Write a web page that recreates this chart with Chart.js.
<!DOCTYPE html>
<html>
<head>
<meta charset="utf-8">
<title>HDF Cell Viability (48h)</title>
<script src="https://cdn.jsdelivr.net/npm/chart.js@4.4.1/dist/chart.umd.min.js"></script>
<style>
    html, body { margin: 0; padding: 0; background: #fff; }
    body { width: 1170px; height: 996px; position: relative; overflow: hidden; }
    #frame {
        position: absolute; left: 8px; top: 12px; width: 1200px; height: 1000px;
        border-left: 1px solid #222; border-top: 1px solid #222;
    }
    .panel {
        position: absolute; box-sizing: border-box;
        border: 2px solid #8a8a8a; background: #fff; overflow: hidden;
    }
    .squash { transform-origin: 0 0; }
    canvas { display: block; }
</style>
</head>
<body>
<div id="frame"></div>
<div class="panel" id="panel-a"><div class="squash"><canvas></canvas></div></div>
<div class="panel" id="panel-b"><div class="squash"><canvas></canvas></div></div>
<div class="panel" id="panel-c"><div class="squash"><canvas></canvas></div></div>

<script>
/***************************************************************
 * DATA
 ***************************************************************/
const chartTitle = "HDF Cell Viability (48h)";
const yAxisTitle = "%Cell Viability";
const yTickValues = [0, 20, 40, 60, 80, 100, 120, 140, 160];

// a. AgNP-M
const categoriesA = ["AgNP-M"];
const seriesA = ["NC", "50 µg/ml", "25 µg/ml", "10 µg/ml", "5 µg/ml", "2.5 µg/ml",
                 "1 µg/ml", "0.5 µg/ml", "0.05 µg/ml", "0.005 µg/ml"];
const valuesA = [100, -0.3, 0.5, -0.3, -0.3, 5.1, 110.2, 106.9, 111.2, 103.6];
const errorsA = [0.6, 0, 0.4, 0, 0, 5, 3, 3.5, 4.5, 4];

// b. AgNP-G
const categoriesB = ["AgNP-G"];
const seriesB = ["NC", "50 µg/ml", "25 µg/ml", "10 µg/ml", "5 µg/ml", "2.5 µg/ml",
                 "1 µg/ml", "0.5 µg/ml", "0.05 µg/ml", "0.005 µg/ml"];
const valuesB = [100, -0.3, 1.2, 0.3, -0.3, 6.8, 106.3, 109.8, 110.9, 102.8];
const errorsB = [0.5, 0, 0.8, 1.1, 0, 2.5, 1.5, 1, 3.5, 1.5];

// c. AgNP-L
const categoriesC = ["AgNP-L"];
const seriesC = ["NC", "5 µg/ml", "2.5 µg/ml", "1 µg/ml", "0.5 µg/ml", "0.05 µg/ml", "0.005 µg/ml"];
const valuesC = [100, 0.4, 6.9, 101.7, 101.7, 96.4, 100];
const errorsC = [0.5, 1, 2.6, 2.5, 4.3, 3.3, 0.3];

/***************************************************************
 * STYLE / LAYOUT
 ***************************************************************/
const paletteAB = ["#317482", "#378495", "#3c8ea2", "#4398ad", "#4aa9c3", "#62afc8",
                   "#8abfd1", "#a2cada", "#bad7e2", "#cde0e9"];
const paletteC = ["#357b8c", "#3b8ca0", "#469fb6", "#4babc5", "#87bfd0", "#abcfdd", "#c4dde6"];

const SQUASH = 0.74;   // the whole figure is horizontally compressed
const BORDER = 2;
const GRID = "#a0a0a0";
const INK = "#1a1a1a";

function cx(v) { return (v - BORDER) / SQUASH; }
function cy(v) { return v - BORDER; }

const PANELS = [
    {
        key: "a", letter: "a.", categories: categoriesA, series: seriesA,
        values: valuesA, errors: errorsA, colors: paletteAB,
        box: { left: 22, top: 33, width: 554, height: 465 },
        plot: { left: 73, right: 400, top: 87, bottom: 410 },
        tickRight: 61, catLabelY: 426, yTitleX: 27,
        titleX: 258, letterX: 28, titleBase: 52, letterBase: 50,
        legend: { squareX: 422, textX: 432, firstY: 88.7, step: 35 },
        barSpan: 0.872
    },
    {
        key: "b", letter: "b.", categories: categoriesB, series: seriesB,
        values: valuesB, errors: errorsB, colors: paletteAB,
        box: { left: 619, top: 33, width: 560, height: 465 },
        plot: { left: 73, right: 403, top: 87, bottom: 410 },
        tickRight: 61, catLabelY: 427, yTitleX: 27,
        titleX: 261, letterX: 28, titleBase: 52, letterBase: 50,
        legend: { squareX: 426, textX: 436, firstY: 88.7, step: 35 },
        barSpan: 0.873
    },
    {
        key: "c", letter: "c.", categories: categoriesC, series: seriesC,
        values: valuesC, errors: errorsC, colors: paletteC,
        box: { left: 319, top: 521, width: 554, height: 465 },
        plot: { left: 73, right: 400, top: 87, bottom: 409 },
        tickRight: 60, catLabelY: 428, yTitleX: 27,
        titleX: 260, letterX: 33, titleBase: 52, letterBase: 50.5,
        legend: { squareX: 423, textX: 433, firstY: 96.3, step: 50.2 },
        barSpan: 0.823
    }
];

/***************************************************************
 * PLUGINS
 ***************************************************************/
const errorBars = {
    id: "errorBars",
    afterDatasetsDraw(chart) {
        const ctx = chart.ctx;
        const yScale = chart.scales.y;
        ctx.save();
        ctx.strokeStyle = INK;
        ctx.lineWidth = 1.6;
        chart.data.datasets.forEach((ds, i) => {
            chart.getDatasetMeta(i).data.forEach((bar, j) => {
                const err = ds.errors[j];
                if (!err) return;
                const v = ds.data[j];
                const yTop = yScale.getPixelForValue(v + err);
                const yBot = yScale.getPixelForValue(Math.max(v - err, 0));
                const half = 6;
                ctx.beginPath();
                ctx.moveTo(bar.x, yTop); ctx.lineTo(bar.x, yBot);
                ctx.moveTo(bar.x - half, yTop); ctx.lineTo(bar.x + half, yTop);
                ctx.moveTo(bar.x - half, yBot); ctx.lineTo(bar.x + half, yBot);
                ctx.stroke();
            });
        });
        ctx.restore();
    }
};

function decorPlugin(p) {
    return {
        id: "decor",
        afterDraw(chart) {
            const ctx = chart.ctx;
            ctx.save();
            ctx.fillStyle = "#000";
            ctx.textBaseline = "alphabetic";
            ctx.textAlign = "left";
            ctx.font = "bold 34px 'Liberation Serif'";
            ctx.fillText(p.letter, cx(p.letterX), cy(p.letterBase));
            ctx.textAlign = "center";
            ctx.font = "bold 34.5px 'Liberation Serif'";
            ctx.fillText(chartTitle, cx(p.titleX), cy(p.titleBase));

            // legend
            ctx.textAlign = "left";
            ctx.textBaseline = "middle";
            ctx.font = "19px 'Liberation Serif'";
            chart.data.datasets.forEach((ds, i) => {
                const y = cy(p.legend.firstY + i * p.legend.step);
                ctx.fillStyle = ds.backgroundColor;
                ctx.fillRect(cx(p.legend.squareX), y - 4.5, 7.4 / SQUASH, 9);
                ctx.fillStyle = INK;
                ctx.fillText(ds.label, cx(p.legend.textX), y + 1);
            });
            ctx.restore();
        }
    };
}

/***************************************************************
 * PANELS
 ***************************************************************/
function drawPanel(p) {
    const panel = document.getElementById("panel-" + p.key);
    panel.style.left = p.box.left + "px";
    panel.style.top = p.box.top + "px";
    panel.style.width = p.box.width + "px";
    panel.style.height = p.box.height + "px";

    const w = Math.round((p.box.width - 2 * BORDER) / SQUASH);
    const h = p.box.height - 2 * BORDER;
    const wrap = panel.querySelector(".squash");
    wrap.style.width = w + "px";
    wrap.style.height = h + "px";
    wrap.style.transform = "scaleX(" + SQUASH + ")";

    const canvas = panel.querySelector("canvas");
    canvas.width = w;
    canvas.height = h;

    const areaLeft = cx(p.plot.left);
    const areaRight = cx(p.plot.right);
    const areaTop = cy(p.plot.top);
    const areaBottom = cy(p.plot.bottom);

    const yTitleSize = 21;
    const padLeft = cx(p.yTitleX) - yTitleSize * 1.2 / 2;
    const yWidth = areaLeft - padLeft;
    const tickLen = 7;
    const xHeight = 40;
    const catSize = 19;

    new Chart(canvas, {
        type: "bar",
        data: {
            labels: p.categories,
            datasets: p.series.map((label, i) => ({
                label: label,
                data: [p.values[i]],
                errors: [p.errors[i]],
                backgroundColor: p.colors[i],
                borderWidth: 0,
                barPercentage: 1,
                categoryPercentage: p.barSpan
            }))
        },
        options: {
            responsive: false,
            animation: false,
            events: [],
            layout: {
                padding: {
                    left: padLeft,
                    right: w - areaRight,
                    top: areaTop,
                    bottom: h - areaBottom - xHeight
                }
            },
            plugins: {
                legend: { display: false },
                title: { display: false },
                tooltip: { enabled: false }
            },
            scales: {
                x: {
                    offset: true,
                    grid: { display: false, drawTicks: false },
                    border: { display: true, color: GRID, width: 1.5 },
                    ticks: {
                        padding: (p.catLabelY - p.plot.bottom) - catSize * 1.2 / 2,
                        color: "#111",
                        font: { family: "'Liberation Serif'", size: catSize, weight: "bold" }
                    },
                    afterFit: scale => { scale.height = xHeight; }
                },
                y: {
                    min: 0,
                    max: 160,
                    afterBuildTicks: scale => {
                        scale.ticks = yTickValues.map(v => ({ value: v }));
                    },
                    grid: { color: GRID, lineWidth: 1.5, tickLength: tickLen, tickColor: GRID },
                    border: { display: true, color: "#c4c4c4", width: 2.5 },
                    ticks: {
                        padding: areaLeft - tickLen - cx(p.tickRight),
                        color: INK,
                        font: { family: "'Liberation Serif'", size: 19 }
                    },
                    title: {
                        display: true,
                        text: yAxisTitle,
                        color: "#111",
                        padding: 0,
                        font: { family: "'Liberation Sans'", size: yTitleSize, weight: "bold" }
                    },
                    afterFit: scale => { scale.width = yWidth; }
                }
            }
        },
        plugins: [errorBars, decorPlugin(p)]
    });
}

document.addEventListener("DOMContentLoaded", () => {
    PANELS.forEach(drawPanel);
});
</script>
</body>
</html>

*WORK TO BE COMPLETED*: Starting at the first line of the data above, please restate word for word every line up to and including the one that holds "120, 140, 160];", and add nothing else.

*SOLUTION TO THIS EXERCISE*:
Write a web page that recreates this chart with Chart.js.
<!DOCTYPE html>
<html>
<head>
<meta charset="utf-8">
<title>HDF Cell Viability (48h)</title>
<script src="https://cdn.jsdelivr.net/npm/chart.js@4.4.1/dist/chart.umd.min.js"></script>
<style>
    html, body { margin: 0; padding: 0; background: #fff; }
    body { width: 1170px; height: 996px; position: relative; overflow: hidden; }
    #frame {
        position: absolute; left: 8px; top: 12px; width: 1200px; height: 1000px;
        border-left: 1px solid #222; border-top: 1px solid #222;
    }
    .panel {
        position: absolute; box-sizing: border-box;
        border: 2px solid #8a8a8a; background: #fff; overflow: hidden;
    }
    .squash { transform-origin: 0 0; }
    canvas { display: block; }
</style>
</head>
<body>
<div id="frame"></div>
<div class="panel" id="panel-a"><div class="squash"><canvas></canvas></div></div>
<div class="panel" id="panel-b"><div class="squash"><canvas></canvas></div></div>
<div class="panel" id="panel-c"><div class="squash"><canvas></canvas></div></div>

<script>
/***************************************************************
 * DATA
 ***************************************************************/
const chartTitle = "HDF Cell Viability (48h)";
const yAxisTitle = "%Cell Viability";
const yTickValues = [0, 20, 40, 60, 80, 100, 120, 140, 160];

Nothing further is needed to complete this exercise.